**Challenge**
Set each entry down verbatim, omitting images.

— START Supplied records —

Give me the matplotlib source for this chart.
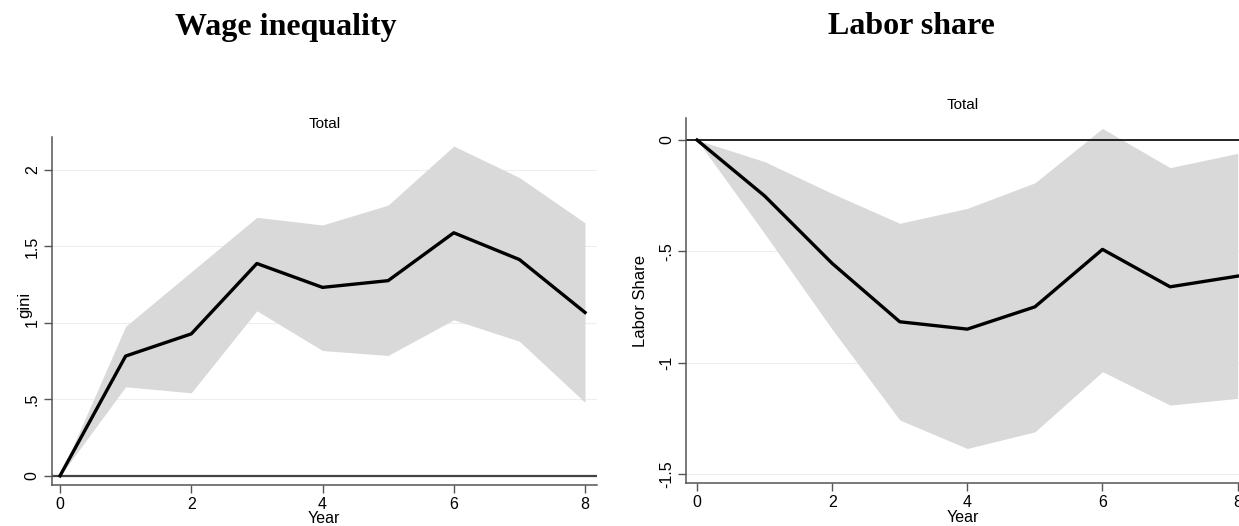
import numpy as np
import matplotlib
matplotlib.use("Agg")
import matplotlib.pyplot as plt

#---------------------------------
# data
years = [0, 1, 2, 3, 4, 5, 6, 7, 8]

gini_point = [0, 0.783, 0.928, 1.388, 1.232, 1.276, 1.589, 1.414, 1.068]
gini_upper = [0, 0.977, 1.334, 1.690, 1.640, 1.770, 2.156, 1.950, 1.654]
gini_lower = [0, 0.582, 0.543, 1.079, 0.819, 0.787, 1.020, 0.880, 0.480]

ls_point = [0, -0.251, -0.554, -0.816, -0.849, -0.749, -0.491, -0.659, -0.611]
ls_upper = [0, -0.097, -0.240, -0.374, -0.307, -0.192, 0.052, -0.124, -0.060]
ls_lower = [0, -0.420, -0.850, -1.257, -1.385, -1.310, -1.040, -1.190, -1.160]

gini_ticks = [0, 0.5, 1, 1.5, 2]
gini_ticklabels = ["0", ".5", "1", "1.5", "2"]
ls_ticks = [-1.5, -1, -0.5, 0]
ls_ticklabels = ["-1.5", "-1", "-.5", "0"]
x_ticks = [0, 2, 4, 6, 8]

panel_titles = ["Wage inequality", "Labor share"]

#---------------------------------
plt.rcParams['font.family'] = ['Liberation Sans', 'DejaVu Sans']

band_color = "#d9d9d9"
axis_color = "#555555"
fig = plt.figure(figsize=[12.39, 5.26], dpi=100)


def draw_panel(ax, point, upper, lower, yticks, yticklabels, ylabel,
               zero_color, zero_width, xlabel_pad):
    ax.fill_between(years, lower, upper, color=band_color, linewidth=0, zorder=1)
    ax.axhline(0, color=zero_color, linewidth=zero_width, zorder=2)
    ax.plot(years, point, color="black", linewidth=2.4, zorder=3)
    ax.set_yticks(yticks)
    ax.set_yticklabels(yticklabels, rotation=90, va="center")
    ax.set_xticks(x_ticks)
    ax.grid(axis="y", color="#eeeeee", linewidth=0.8, zorder=0)
    ax.set_axisbelow(True)
    for side in ["top", "right"]:
        ax.spines[side].set_visible(False)
    for side in ["left", "bottom"]:
        ax.spines[side].set_color(axis_color)
        ax.spines[side].set_linewidth(1.1)
    ax.tick_params(axis="both", labelsize=11.5, length=6, color=axis_color,
                   width=1.0, pad=2.5)
    ax.set_xlabel("Year", fontsize=11.5, labelpad=xlabel_pad)
    ax.set_ylabel(ylabel, fontsize=12)
    ax.set_title("Total", fontsize=11, pad=6.5)


# left panel: gini
ax1 = fig.add_axes([0.0417, 0.0785, 0.440, 0.661])
draw_panel(ax1, gini_point, gini_upper, gini_lower,
           gini_ticks, gini_ticklabels, "gini", "#444444", 1.6, -0.5)
ax1.set_xlim(-0.127, 8.18)
ax1.set_ylim(-0.058, 2.215)
ax1.yaxis.set_label_coords(-0.036, 0.518)

# right panel: labor share
ax2 = fig.add_axes([0.5537, 0.0817, 0.4463, 0.694])
draw_panel(ax2, ls_point, ls_upper, ls_lower,
           ls_ticks, ls_ticklabels, "Labor Share", "black", 1.2, 0)
ax2.set_xlim(-0.163, 8.02)
ax2.set_ylim(-1.54, 0.099)
ax2.yaxis.set_label_coords(-0.069, 0.5)

fig.text(0.231, 0.948, panel_titles[0], fontsize=23, fontweight="bold",
         family="Liberation Serif", ha="center", va="center")
fig.text(0.736, 0.950, panel_titles[1], fontsize=23, fontweight="bold",
         family="Liberation Serif", ha="center", va="center")

fig.savefig("out.png", dpi=100)
plt.close()
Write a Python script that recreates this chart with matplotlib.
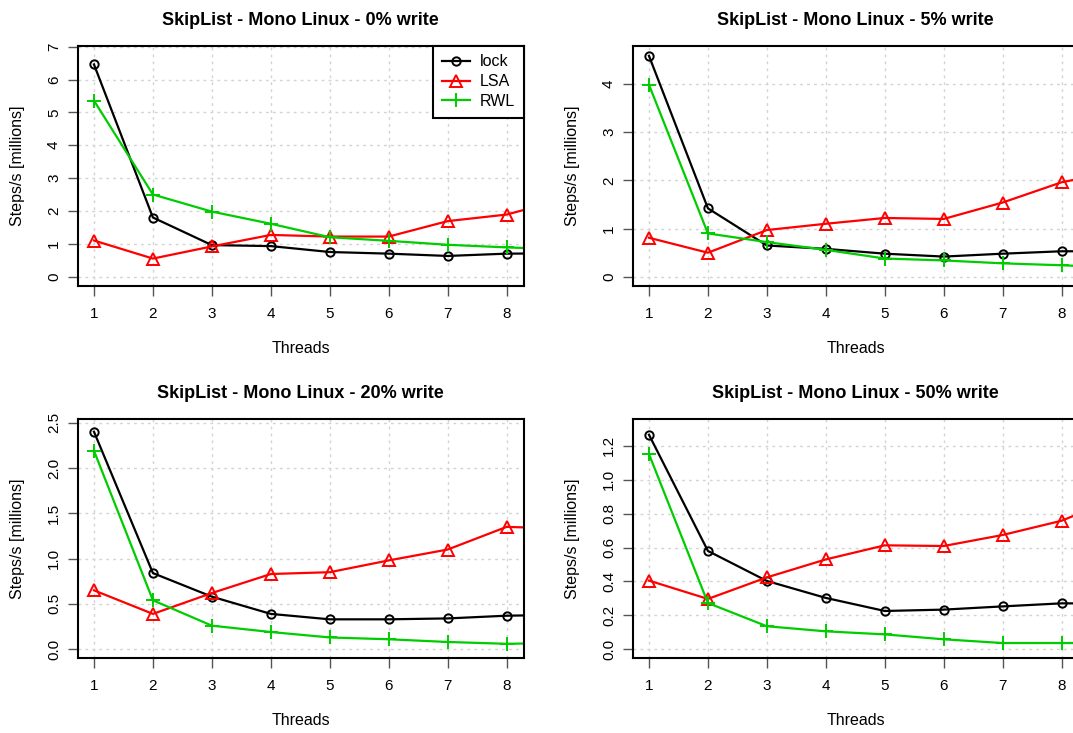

— END Supplied records —

**Task solution**
Give me the matplotlib source for this chart.
import numpy as np
import matplotlib
matplotlib.use("Agg")
import matplotlib.pyplot as plt

#---------------------------------
# data
years = [0, 1, 2, 3, 4, 5, 6, 7, 8]

gini_point = [0, 0.783, 0.928, 1.388, 1.232, 1.276, 1.589, 1.414, 1.068]
gini_upper = [0, 0.977, 1.334, 1.690, 1.640, 1.770, 2.156, 1.950, 1.654]
gini_lower = [0, 0.582, 0.543, 1.079, 0.819, 0.787, 1.020, 0.880, 0.480]

ls_point = [0, -0.251, -0.554, -0.816, -0.849, -0.749, -0.491, -0.659, -0.611]
ls_upper = [0, -0.097, -0.240, -0.374, -0.307, -0.192, 0.052, -0.124, -0.060]
ls_lower = [0, -0.420, -0.850, -1.257, -1.385, -1.310, -1.040, -1.190, -1.160]

gini_ticks = [0, 0.5, 1, 1.5, 2]
gini_ticklabels = ["0", ".5", "1", "1.5", "2"]
ls_ticks = [-1.5, -1, -0.5, 0]
ls_ticklabels = ["-1.5", "-1", "-.5", "0"]
x_ticks = [0, 2, 4, 6, 8]

panel_titles = ["Wage inequality", "Labor share"]

#---------------------------------
plt.rcParams['font.family'] = ['Liberation Sans', 'DejaVu Sans']

band_color = "#d9d9d9"
axis_color = "#555555"
fig = plt.figure(figsize=[12.39, 5.26], dpi=100)


def draw_panel(ax, point, upper, lower, yticks, yticklabels, ylabel,
               zero_color, zero_width, xlabel_pad):
    ax.fill_between(years, lower, upper, color=band_color, linewidth=0, zorder=1)
    ax.axhline(0, color=zero_color, linewidth=zero_width, zorder=2)
    ax.plot(years, point, color="black", linewidth=2.4, zorder=3)
    ax.set_yticks(yticks)
    ax.set_yticklabels(yticklabels, rotation=90, va="center")
    ax.set_xticks(x_ticks)
    ax.grid(axis="y", color="#eeeeee", linewidth=0.8, zorder=0)
    ax.set_axisbelow(True)
    for side in ["top", "right"]:
        ax.spines[side].set_visible(False)
    for side in ["left", "bottom"]:
        ax.spines[side].set_color(axis_color)
        ax.spines[side].set_linewidth(1.1)
    ax.tick_params(axis="both", labelsize=11.5, length=6, color=axis_color,
                   width=1.0, pad=2.5)
    ax.set_xlabel("Year", fontsize=11.5, labelpad=xlabel_pad)
    ax.set_ylabel(ylabel, fontsize=12)
    ax.set_title("Total", fontsize=11, pad=6.5)


# left panel: gini
ax1 = fig.add_axes([0.0417, 0.0785, 0.440, 0.661])
draw_panel(ax1, gini_point, gini_upper, gini_lower,
           gini_ticks, gini_ticklabels, "gini", "#444444", 1.6, -0.5)
ax1.set_xlim(-0.127, 8.18)
ax1.set_ylim(-0.058, 2.215)
ax1.yaxis.set_label_coords(-0.036, 0.518)

# right panel: labor share
ax2 = fig.add_axes([0.5537, 0.0817, 0.4463, 0.694])
draw_panel(ax2, ls_point, ls_upper, ls_lower,
           ls_ticks, ls_ticklabels, "Labor Share", "black", 1.2, 0)
ax2.set_xlim(-0.163, 8.02)
ax2.set_ylim(-1.54, 0.099)
ax2.yaxis.set_label_coords(-0.069, 0.5)

fig.text(0.231, 0.948, panel_titles[0], fontsize=23, fontweight="bold",
         family="Liberation Serif", ha="center", va="center")
fig.text(0.736, 0.950, panel_titles[1], fontsize=23, fontweight="bold",
         family="Liberation Serif", ha="center", va="center")

fig.savefig("out.png", dpi=100)
plt.close()
Write a Python script that recreates this chart with matplotlib.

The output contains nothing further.